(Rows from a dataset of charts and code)
__________________________________________________

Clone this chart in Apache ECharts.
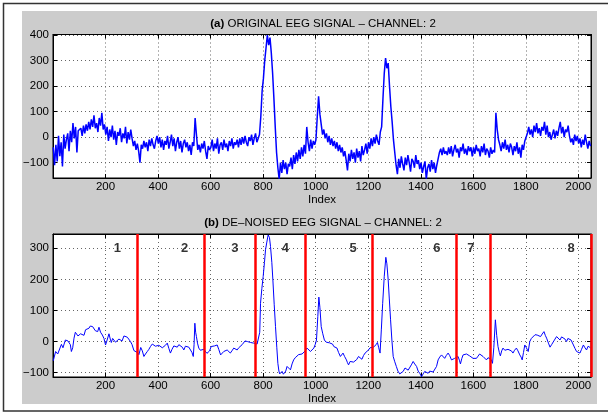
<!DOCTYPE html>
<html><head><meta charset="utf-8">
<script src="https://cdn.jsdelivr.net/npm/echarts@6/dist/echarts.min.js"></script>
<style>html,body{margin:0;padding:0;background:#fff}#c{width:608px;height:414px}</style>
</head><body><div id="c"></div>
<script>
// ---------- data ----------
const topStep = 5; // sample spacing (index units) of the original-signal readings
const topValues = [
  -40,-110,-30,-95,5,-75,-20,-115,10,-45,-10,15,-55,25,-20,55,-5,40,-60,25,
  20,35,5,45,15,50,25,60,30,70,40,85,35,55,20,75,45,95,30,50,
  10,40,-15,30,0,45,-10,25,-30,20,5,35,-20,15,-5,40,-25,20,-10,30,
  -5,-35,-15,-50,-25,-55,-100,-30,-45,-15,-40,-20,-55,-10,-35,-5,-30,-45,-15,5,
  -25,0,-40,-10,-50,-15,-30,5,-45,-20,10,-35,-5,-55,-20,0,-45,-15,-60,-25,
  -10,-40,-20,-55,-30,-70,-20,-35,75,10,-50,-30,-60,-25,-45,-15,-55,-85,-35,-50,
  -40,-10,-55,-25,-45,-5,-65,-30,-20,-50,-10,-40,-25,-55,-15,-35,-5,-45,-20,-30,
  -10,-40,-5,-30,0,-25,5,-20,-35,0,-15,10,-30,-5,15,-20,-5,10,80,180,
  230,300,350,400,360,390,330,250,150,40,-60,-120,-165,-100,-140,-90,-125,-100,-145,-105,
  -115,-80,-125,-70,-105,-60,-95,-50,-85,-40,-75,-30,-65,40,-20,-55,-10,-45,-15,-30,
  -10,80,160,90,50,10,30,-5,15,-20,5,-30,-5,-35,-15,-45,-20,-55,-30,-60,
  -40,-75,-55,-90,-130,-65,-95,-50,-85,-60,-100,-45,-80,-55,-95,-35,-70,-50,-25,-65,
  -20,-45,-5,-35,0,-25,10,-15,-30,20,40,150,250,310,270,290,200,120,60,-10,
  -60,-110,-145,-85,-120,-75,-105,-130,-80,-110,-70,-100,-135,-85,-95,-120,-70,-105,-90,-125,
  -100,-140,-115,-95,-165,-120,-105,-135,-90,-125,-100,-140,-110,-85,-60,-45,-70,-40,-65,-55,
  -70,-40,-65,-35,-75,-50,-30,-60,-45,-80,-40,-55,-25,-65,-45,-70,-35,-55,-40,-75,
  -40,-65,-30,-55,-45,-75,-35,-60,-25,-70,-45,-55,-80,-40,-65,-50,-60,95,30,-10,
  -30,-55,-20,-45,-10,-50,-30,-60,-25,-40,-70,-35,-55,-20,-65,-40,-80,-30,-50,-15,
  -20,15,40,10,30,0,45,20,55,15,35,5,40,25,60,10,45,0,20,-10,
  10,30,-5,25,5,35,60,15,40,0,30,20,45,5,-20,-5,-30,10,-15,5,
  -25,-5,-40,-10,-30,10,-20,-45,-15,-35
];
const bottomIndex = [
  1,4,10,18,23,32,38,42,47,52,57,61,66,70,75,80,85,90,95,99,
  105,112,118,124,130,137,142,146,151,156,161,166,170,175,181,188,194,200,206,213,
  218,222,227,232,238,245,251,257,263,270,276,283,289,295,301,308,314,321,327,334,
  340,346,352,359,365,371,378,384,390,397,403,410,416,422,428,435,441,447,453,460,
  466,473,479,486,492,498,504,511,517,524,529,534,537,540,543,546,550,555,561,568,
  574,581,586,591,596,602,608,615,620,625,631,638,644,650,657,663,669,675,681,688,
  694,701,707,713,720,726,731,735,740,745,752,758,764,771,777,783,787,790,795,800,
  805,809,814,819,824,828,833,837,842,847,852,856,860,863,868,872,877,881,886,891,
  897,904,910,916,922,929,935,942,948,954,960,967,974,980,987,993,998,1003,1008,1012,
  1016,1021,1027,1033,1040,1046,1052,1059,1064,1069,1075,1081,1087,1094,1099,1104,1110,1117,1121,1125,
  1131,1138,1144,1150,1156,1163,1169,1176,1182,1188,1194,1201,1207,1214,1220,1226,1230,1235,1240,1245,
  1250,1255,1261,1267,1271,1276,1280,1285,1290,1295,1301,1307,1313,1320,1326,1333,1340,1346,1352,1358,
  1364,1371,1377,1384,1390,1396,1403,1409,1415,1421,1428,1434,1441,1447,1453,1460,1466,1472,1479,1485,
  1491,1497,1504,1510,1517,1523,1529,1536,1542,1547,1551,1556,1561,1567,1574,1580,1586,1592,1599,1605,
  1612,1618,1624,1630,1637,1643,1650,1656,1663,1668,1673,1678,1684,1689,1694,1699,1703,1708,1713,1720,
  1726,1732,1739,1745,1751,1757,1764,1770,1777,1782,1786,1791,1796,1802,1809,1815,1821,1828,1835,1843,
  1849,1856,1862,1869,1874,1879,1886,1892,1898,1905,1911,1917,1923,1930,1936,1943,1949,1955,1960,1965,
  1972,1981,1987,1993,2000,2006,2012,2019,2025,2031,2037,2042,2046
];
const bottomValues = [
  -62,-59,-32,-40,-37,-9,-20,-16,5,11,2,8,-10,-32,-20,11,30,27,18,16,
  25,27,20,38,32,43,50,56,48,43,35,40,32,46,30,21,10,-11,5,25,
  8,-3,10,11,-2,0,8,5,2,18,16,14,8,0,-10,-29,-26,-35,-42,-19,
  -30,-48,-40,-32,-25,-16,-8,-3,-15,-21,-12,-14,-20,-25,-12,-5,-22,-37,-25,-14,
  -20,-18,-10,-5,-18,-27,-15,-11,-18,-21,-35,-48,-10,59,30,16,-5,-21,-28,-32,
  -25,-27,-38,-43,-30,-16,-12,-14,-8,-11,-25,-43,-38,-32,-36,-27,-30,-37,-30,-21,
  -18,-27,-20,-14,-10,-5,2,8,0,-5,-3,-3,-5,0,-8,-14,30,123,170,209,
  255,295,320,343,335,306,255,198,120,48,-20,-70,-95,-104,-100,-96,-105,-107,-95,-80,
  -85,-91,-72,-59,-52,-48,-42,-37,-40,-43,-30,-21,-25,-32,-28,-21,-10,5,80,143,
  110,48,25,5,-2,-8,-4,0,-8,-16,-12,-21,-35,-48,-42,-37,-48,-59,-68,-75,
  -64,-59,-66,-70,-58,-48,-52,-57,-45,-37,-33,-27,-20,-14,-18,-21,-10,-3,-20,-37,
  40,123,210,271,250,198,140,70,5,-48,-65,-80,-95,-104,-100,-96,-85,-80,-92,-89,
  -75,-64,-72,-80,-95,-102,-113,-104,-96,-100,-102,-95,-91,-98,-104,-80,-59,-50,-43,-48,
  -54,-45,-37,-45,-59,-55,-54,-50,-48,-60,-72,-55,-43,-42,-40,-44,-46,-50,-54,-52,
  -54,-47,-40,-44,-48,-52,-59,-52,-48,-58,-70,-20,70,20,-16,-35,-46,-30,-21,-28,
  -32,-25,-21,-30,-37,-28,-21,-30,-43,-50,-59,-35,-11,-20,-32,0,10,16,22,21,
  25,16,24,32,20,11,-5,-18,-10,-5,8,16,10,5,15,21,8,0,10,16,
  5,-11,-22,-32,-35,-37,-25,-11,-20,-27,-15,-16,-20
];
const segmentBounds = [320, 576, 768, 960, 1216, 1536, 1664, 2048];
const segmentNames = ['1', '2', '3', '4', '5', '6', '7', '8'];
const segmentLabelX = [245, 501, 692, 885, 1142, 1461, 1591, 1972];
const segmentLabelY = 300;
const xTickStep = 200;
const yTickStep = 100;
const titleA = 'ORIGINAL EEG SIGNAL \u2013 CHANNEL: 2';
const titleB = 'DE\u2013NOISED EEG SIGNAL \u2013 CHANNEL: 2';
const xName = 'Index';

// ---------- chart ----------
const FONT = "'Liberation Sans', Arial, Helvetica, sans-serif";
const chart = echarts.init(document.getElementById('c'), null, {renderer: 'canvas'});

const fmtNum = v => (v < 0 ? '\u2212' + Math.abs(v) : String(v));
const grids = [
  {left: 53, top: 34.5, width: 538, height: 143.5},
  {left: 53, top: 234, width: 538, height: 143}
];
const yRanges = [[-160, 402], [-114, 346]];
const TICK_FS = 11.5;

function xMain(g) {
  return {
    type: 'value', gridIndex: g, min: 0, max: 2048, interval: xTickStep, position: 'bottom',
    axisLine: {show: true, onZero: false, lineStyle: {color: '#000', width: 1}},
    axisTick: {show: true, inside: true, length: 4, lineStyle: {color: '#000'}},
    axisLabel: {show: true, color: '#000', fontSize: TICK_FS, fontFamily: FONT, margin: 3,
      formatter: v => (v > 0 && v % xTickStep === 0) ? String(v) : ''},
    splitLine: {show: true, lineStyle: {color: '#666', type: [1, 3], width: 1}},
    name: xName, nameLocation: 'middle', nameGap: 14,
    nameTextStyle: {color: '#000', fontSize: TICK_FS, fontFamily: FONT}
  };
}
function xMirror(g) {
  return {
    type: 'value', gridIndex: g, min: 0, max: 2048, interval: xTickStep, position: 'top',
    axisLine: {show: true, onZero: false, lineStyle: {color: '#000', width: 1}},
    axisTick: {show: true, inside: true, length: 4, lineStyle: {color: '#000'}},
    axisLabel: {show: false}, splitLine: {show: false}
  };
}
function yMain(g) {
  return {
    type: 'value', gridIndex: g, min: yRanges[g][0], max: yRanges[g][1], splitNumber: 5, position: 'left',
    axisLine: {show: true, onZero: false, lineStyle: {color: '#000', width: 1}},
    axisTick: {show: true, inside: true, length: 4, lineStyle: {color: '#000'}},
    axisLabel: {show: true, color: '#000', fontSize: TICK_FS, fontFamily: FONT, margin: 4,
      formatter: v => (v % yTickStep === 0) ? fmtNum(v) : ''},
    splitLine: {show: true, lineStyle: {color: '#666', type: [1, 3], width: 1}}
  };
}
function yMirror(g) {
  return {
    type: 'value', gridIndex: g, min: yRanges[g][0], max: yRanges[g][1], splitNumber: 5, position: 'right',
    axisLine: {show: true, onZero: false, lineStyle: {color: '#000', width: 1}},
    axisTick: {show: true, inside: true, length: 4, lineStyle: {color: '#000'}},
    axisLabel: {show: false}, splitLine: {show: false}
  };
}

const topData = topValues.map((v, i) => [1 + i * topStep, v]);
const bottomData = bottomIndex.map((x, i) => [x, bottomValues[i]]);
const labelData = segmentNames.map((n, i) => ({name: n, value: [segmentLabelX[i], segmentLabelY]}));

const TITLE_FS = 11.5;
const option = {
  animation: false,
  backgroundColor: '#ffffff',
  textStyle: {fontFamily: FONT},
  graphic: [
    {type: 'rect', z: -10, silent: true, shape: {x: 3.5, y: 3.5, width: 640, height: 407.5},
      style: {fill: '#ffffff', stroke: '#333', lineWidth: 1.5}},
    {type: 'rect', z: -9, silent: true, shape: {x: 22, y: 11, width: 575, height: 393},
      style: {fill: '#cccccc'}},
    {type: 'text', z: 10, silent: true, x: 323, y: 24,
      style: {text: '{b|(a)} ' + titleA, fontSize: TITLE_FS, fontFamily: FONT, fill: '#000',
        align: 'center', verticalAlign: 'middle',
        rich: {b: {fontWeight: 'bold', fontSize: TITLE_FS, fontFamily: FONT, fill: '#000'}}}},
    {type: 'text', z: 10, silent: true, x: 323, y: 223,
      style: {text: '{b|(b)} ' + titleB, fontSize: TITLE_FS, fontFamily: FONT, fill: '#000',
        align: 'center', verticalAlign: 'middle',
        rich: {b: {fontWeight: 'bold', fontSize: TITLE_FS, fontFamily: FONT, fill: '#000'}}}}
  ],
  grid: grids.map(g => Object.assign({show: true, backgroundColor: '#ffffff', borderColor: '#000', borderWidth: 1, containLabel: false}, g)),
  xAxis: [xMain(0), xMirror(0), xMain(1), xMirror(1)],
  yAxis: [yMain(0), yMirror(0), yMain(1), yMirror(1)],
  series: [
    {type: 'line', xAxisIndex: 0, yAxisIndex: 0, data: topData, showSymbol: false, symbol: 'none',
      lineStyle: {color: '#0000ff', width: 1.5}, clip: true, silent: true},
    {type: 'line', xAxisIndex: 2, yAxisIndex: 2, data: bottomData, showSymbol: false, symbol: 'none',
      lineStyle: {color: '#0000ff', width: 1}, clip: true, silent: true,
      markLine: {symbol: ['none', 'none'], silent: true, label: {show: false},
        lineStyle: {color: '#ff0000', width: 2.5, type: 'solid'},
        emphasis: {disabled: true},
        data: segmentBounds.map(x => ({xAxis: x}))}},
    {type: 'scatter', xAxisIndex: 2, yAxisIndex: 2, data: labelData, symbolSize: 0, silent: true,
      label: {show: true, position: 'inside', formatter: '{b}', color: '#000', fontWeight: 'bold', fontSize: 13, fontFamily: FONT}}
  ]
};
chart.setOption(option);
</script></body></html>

__________________________________________________

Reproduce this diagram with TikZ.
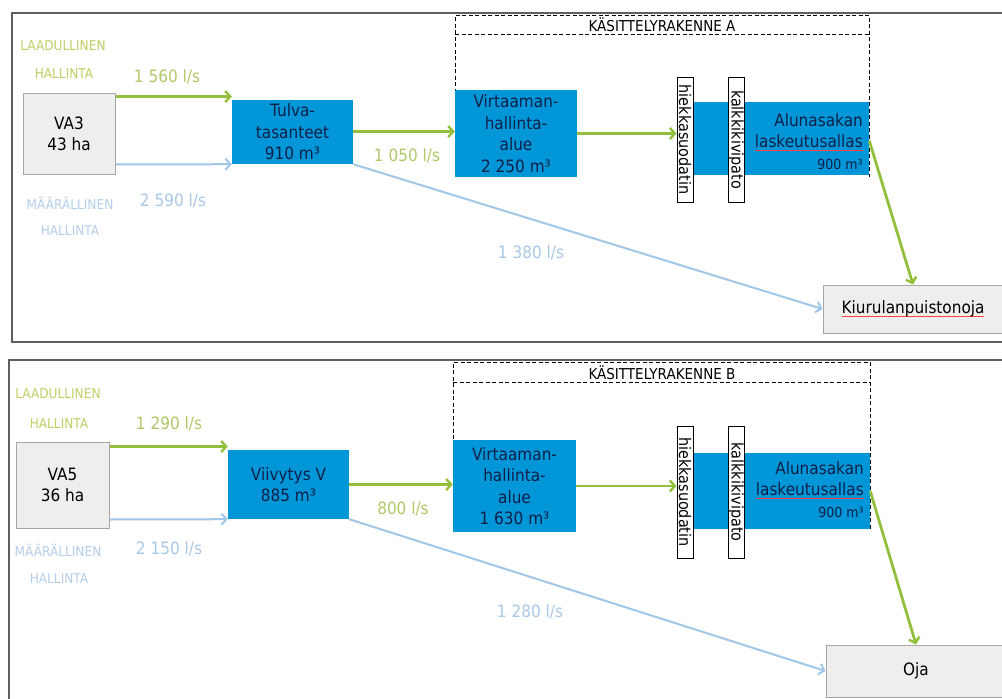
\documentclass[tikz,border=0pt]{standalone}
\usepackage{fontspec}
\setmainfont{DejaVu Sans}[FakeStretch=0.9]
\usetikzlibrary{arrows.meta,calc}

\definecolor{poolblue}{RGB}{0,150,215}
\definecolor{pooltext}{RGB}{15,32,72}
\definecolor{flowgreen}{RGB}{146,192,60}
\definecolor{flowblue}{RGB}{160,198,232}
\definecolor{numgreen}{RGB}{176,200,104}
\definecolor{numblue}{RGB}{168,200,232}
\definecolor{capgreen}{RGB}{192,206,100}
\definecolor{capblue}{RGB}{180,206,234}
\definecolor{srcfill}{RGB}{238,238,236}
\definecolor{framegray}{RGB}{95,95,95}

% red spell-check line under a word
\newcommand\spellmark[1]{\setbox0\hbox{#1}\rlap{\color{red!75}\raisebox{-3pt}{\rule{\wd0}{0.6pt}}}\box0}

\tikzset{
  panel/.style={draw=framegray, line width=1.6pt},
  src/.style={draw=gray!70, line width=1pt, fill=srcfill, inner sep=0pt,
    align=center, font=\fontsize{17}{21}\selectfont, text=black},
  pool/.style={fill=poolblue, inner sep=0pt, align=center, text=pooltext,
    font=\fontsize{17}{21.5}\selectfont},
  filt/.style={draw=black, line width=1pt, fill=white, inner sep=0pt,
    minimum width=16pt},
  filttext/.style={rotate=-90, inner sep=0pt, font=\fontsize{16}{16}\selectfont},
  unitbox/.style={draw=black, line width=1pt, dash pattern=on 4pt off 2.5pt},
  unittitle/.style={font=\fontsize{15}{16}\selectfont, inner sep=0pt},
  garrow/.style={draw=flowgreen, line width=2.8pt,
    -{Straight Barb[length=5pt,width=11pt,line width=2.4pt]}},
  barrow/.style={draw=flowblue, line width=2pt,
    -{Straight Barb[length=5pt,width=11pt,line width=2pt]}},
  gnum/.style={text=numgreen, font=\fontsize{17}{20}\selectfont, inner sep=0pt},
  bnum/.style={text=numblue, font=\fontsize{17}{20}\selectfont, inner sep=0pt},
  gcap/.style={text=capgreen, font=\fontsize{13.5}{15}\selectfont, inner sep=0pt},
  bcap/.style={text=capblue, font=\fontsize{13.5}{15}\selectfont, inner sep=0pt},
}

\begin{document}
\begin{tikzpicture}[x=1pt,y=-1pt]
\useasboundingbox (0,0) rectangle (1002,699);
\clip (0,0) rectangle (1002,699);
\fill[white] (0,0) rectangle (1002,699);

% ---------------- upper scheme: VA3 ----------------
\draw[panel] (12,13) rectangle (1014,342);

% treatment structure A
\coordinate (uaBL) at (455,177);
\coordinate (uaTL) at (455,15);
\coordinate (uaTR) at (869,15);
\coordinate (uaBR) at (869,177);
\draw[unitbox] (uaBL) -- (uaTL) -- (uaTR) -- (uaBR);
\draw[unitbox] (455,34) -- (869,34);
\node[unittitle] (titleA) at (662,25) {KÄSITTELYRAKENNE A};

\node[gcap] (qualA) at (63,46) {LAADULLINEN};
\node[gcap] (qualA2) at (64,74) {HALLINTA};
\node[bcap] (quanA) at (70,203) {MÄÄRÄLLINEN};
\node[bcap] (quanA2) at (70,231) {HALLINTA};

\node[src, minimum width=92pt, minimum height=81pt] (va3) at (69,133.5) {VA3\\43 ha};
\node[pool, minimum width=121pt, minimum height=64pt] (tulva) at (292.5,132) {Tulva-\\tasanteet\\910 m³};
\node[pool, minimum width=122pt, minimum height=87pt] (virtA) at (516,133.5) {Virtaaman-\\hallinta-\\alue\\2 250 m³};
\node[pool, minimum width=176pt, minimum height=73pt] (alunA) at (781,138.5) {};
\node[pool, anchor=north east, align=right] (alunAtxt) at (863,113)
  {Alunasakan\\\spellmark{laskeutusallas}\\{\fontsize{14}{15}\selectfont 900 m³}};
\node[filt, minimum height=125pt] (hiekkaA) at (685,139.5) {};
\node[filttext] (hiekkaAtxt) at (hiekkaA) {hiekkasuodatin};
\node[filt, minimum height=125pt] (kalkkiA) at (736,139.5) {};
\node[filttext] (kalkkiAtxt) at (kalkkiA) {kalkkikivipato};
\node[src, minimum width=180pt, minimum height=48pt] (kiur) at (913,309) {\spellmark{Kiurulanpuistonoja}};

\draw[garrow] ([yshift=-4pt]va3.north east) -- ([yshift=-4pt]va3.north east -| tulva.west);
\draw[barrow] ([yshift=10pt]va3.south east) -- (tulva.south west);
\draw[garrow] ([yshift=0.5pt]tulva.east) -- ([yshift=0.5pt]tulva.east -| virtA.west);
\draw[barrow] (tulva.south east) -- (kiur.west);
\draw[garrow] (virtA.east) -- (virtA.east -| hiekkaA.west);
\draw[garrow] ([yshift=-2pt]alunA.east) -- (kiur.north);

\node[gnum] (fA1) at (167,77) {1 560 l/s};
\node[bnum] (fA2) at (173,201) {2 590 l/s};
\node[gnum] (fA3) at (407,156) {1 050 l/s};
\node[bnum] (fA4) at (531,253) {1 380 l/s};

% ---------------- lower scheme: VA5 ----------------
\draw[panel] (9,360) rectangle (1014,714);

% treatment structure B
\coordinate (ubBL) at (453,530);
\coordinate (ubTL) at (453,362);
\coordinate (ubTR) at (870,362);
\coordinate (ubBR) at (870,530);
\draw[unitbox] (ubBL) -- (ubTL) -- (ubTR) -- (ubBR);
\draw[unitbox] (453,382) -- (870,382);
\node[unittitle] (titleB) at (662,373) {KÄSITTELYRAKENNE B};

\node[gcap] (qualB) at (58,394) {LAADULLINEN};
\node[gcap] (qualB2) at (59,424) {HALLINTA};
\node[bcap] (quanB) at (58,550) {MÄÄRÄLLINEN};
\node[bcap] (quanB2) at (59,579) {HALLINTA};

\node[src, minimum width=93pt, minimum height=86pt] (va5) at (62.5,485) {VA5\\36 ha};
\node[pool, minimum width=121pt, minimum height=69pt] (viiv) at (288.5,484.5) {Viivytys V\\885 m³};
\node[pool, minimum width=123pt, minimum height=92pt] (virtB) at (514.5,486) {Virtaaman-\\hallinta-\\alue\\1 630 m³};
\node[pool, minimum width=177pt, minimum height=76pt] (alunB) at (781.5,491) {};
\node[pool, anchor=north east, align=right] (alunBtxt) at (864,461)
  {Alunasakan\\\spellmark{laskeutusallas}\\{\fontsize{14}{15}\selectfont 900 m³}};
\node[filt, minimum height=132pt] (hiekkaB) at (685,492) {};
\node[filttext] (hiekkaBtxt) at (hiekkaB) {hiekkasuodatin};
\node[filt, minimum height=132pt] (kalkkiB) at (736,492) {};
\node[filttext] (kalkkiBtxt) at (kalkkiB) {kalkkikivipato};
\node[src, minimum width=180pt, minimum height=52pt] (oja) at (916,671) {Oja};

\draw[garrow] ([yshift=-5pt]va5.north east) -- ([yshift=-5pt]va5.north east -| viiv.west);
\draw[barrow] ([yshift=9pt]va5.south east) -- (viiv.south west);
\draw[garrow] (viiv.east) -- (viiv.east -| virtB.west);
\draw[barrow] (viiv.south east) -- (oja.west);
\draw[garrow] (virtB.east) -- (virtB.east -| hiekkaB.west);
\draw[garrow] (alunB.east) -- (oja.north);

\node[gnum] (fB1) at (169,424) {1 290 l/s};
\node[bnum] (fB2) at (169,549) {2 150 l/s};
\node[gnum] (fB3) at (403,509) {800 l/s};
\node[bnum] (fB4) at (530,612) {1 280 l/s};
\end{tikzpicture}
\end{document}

__________________________________________________

> **WHAT IS BEING ASKED**
Tell how many lines of the records above hold the string "this". Give no other text.

> **EXERCISE RESULT**
2